Radio frequency propagation, characterization and measurements for antenna sensor networks with applications in smart farming

Resumo

The world’s population is expected to reach 8.5 billion by 2030. This implicates the need to increase agriculture production. This fact resulted in increased interest and research in smart agriculture to improve the crop quality, avoid production losses and optimize costs. In this context, this Thesis work presents a novel methodology to assess the performance of both Wireless Sensor Networks (WSN) and Vehicle-to-Everything (V2X) in smart agriculture. Concerning WSNs, this Thesis describes the importance of near-ground communications in agriculture, obtaining deterministic radio channel characterization and path loss modeling for near-ground communications in multiple agriculture fields by means of measurements and with an in-house developed 3D Ray Launching (3D RL) method.
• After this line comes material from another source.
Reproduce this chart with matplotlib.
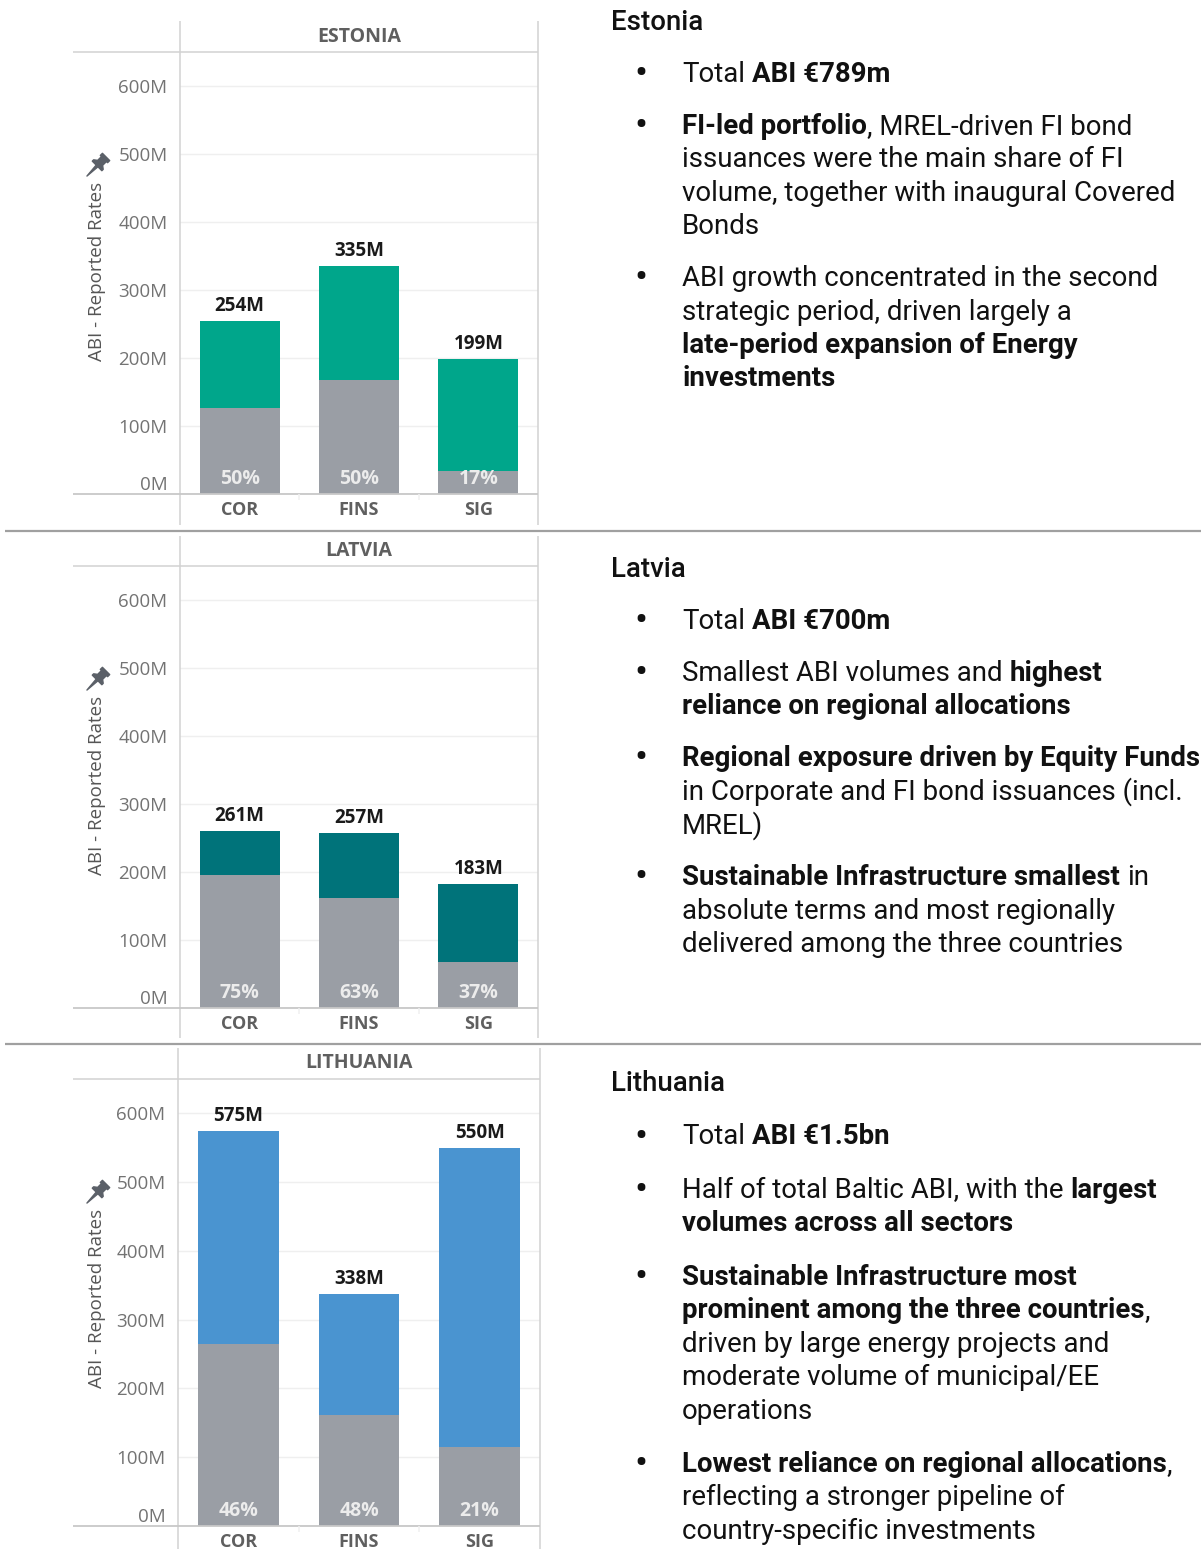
import matplotlib
matplotlib.use("Agg")
import matplotlib.pyplot as plt
import numpy as np
from matplotlib.lines import Line2D
from matplotlib.path import Path

W, H = 1201, 1549

# ---- chart data (EUR millions) ----
categories = ["COR", "FINS", "SIG"]
countries = ["ESTONIA", "LATVIA", "LITHUANIA"]

estonia_total = [254, 335, 199]
estonia_regional = [127, 167, 34]
estonia_share = [50, 50, 17]

latvia_total = [261, 257, 183]
latvia_regional = [196, 162, 68]
latvia_share = [75, 63, 37]

lithuania_total = [575, 338, 550]
lithuania_regional = [265, 162, 115]
lithuania_share = [46, 48, 21]

y_ticks = [0, 100, 200, 300, 400, 500, 600]

# ---- commentary text: lines of (text, bold) ----
estonia_title = "Estonia"
estonia_bullets = [
    [[("Total ", 0), ("ABI €789m", 1)]],
    [[("FI-led portfolio", 1), (", MREL-driven FI bond", 0)],
     [("issuances were the main share of FI", 0)],
     [("volume, together with inaugural Covered", 0)],
     [("Bonds", 0)]],
    [[("ABI growth concentrated in the second", 0)],
     [("strategic period, driven largely a", 0)],
     [("late-period expansion of Energy", 1)],
     [("investments", 1)]],
]
latvia_title = "Latvia"
latvia_bullets = [
    [[("Total ", 0), ("ABI €700m", 1)]],
    [[("Smallest ABI volumes and ", 0), ("highest", 1)],
     [("reliance on regional allocations", 1)]],
    [[("Regional exposure driven by Equity Funds", 1)],
     [("in Corporate and FI bond issuances (incl.", 0)],
     [("MREL)", 0)]],
    [[("Sustainable Infrastructure smallest", 1), (" in", 0)],
     [("absolute terms and most regionally", 0)],
     [("delivered among the three countries", 0)]],
]
lithuania_title = "Lithuania"
lithuania_bullets = [
    [[("Total ", 0), ("ABI €1.5bn", 1)]],
    [[("Half of total Baltic ABI, with the ", 0), ("largest", 1)],
     [("volumes across all sectors", 1)]],
    [[("Sustainable Infrastructure most", 1)],
     [("prominent among the three countries", 1), (",", 0)],
     [("driven by large energy projects and", 0)],
     [("moderate volume of municipal/EE", 0)],
     [("operations", 0)]],
    [[("Lowest reliance on regional allocations", 1), (",", 0)],
     [("reflecting a stronger pipeline of", 0)],
     [("country-specific investments", 0)]],
]

totals = [estonia_total, latvia_total, lithuania_total]
regional = [estonia_regional, latvia_regional, lithuania_regional]
shares = [estonia_share, latvia_share, lithuania_share]
titles = [estonia_title, latvia_title, lithuania_title]
bullets = [estonia_bullets, latvia_bullets, lithuania_bullets]

colors = ["#00a68b", "#00737a", "#4a94d0"]
gray = "#9a9ea5"
frame = "#d2d2d2"
CHART_FONT = "Open Sans"
BODY_FONT = "Roboto"
BODY = 19.9

# panel geometry in pixels
panels = [
    dict(left=180, right=538, top=21, sep=52, base=494, bottom=525, text_y=30, gap=52),
    dict(left=180, right=538, top=536, sep=566, base=1008, bottom=1038, text_y=577, gap=52),
    dict(left=178, right=540, top=1048, sep=1079, base=1526, bottom=1549, text_y=1091, gap=53.5),
]

fig = plt.figure(figsize=(W / 100, H / 100), dpi=100)
fig.patch.set_facecolor("white")
renderer = fig.canvas.get_renderer()


def fx(x):
    return x / W


def fy(y):
    return 1 - y / H


def seg(x0, y0, x1, y1, color=frame, lw=1.1):
    fig.add_artist(Line2D([fx(x0), fx(x1)], [fy(y0), fy(y1)], color=color, lw=lw,
                          transform=fig.transFigure, solid_capstyle="butt"))


# pushpin marker, needle pointing down-left
pin = np.array([(-0.38, 1.0), (0.38, 1.0), (0.38, 0.78), (0.26, 0.78), (0.26, 0.38), (0.5, 0.2),
                (0.5, 0.06), (0.09, 0.06), (0.0, -1.0), (-0.09, 0.06), (-0.5, 0.06),
                (-0.5, 0.2), (-0.26, 0.38), (-0.26, 0.78), (-0.38, 0.78), (-0.38, 1.0)])
ang = np.deg2rad(-45)
rot = np.array([[np.cos(ang), -np.sin(ang)], [np.sin(ang), np.cos(ang)]])
pin_path = Path(pin @ rot.T, closed=True)

# panel separators
seg(5, 531, 1201, 531, color="#a0a0a0", lw=1.6)
seg(5, 1044, 1201, 1044, color="#a0a0a0", lw=1.6)

for k in range(3):
    p = panels[k]
    ax = fig.add_axes([fx(p["left"]), fy(p["base"]), (p["right"] - p["left"]) / W,
                       (p["base"] - p["sep"]) / H])
    x = np.arange(len(categories))
    tot = np.array(totals[k])
    reg = np.array(regional[k])
    ax.bar(x, reg, width=0.67, color=gray, zorder=2)
    ax.bar(x, tot - reg, bottom=reg, width=0.67, color=colors[k], zorder=2)
    ax.set_xlim(-0.5, 2.5)
    ax.set_ylim(0, 650)
    for s in ax.spines.values():
        s.set_visible(False)
    ax.set_yticks(y_ticks)
    ax.set_yticklabels([f"{v}M" for v in y_ticks], fontsize=13.5, color="#737373",
                       family=CHART_FONT)
    ax.get_yticklabels()[0].set_va("bottom")
    ax.tick_params(axis="y", length=0, pad=9.0)
    ax.set_xticks(x)
    ax.set_xticklabels(categories, fontsize=13, color="#5f5f5f", family=CHART_FONT,
                       fontweight="bold")
    ax.tick_params(axis="x", length=0, pad=5)
    ax.yaxis.grid(True, color="#efefef", lw=1)
    ax.set_axisbelow(True)
    for i in range(len(categories)):
        ax.annotate(f"{tot[i]}M", (x[i], tot[i]), xytext=(0, 3.5), textcoords="offset points",
                    ha="center", va="bottom", fontsize=13.5, fontweight="bold",
                    color="#1a1a1a", family=CHART_FONT)
        ax.annotate(f"{shares[k][i]}%", (x[i], 0), xytext=(0, 10.5), textcoords="offset points",
                    ha="center", va="center", fontsize=14, color="#ececec", family=CHART_FONT,
                    fontweight="bold")

    # frame lines
    seg(p["left"], p["top"], p["left"], p["bottom"])
    seg(p["right"], p["top"], p["right"], p["bottom"])
    seg(73, p["sep"], p["right"], p["sep"])
    seg(73, p["base"], p["right"], p["base"], color="#c8c8c8", lw=1.3)
    step = (p["right"] - p["left"]) / 3
    for j in (1, 2):
        seg(p["left"] + j * step, p["base"], p["left"] + j * step, p["base"] + 6, color="#f0f0f0")

    fig.text(fx((p["left"] + p["right"]) / 2), fy((p["top"] + p["sep"]) / 2), countries[k],
             ha="center", va="center", fontsize=14, fontweight="bold", color="#5f5f5f",
             family=CHART_FONT)
    fig.text(fx(97), fy(p["sep"] + 219), "ABI - Reported Rates", rotation=90, ha="center",
             va="center", fontsize=13.5, color="#555555", family=CHART_FONT)
    fig.add_artist(Line2D([fx(96)], [fy(p["sep"] + 114)], marker=pin_path, markersize=19,
                          color="#5b6068", lw=0, transform=fig.transFigure))


# ---- rich text on the right ----
_cache = {}


def width(s, wt):
    key = (s, wt)
    if key not in _cache:
        t = fig.text(0, 0, s, fontsize=BODY, fontweight=wt, family=BODY_FONT)
        _cache[key] = t.get_window_extent(renderer).width
        t.remove()
    return _cache[key]


def advance(s, wt):
    return width("a" + s + "|", wt) - width("a|", wt)


def rich_line(x, y, parts):
    for s, b in parts:
        wt = "bold" if b else "normal"
        core = s.strip()
        sp = advance(" ", wt)
        x += (len(s) - len(s.lstrip())) * sp
        fig.text(fx(x), fy(y), core, fontsize=BODY, fontweight=wt, family=BODY_FONT,
                 color="#111111", ha="left", va="baseline")
        x += advance(core, wt)
        x += (len(s) - len(s.rstrip())) * sp


line_h = 33.4
for k in range(3):
    p = panels[k]
    y = p["text_y"]
    fig.text(fx(611), fy(y), titles[k], fontsize=BODY, fontweight="medium", family=BODY_FONT,
             color="#111111", ha="left", va="baseline")
    for b in bullets[k]:
        y += p["gap"]
        fig.text(fx(641), fy(y + 3), "•", fontsize=28, family=BODY_FONT, color="#111111",
                 ha="center", va="baseline")
        for n, line in enumerate(b):
            if n:
                y += line_h
            rich_line(682, y, line)

fig.savefig("out.png", dpi=100, facecolor="white")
Moreover, the novelty of this work is completed with the assessment of a Low-Power Wide-Area Network (LPWAN) based system proposed for large-scale farm monitoring that interacts with agricultural vehicles and farmers under multiple scenarios and radio technologies. From the farm to the city, this work proposes deterministic radio channel characterization and end-to-end system validation for vehicle-to-Grid (V2G) communication, which can be extended to vehicle shipping of agriculture stock in urban scenarios, and also applied to botanical fields monitoring using multilevel radio technologies due to its similarity to the scenario of agriculture fields. Moreover, a novel hybrid simulation method utilizing the 3D-RL has been developed, based on the simulation validation, to obtain computational models for vegetation and urban scenarios. Finally, antennas with better radio performance for near-ground and V2X communications are designed based on the characterization obtained of the radio channels.